DIRECTIONS FOR THIS TASK.
Leave out the pictures and retype only the lines from the opening line to the line that holds "sa = [1.635, 0.82, 1.74, 1.77]", both ends included.

── DATA EXCERPT

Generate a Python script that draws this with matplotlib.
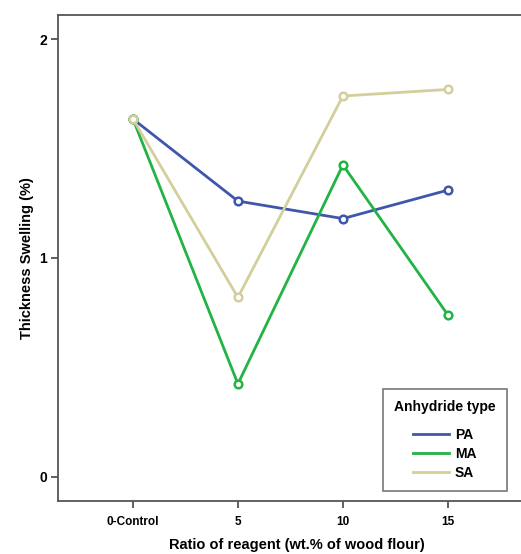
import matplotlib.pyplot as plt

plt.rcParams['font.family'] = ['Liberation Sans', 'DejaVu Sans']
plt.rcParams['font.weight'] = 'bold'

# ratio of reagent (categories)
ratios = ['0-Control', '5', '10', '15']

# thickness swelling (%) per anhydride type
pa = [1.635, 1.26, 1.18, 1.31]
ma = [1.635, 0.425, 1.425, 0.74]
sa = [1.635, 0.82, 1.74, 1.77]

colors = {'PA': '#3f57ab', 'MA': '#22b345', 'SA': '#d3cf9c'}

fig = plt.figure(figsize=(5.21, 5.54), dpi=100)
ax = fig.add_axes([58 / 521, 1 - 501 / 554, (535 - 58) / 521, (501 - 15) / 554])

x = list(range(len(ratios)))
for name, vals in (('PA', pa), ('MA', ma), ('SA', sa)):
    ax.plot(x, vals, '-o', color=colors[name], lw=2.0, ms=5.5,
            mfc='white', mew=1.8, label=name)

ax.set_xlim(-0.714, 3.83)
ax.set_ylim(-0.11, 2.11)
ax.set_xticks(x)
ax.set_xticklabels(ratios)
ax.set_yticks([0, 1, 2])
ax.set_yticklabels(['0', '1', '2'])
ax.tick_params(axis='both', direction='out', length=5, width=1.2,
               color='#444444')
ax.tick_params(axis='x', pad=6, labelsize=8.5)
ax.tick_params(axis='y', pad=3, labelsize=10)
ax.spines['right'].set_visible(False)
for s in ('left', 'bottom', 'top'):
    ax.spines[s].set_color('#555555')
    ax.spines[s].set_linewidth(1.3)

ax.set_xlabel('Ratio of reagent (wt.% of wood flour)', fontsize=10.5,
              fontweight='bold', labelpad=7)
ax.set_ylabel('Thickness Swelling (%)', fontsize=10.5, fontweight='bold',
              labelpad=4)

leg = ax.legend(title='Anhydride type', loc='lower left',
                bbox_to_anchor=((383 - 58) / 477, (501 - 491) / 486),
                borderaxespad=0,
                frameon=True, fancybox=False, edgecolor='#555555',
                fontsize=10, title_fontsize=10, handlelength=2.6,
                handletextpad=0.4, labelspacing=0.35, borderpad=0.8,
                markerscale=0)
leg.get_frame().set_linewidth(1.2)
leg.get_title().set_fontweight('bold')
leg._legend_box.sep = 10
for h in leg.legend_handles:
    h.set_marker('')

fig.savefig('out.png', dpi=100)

────

EXPECTED ANSWER.
Generate a Python script that draws this with matplotlib.
import matplotlib.pyplot as plt

plt.rcParams['font.family'] = ['Liberation Sans', 'DejaVu Sans']
plt.rcParams['font.weight'] = 'bold'

# ratio of reagent (categories)
ratios = ['0-Control', '5', '10', '15']

# thickness swelling (%) per anhydride type
pa = [1.635, 1.26, 1.18, 1.31]
ma = [1.635, 0.425, 1.425, 0.74]
sa = [1.635, 0.82, 1.74, 1.77]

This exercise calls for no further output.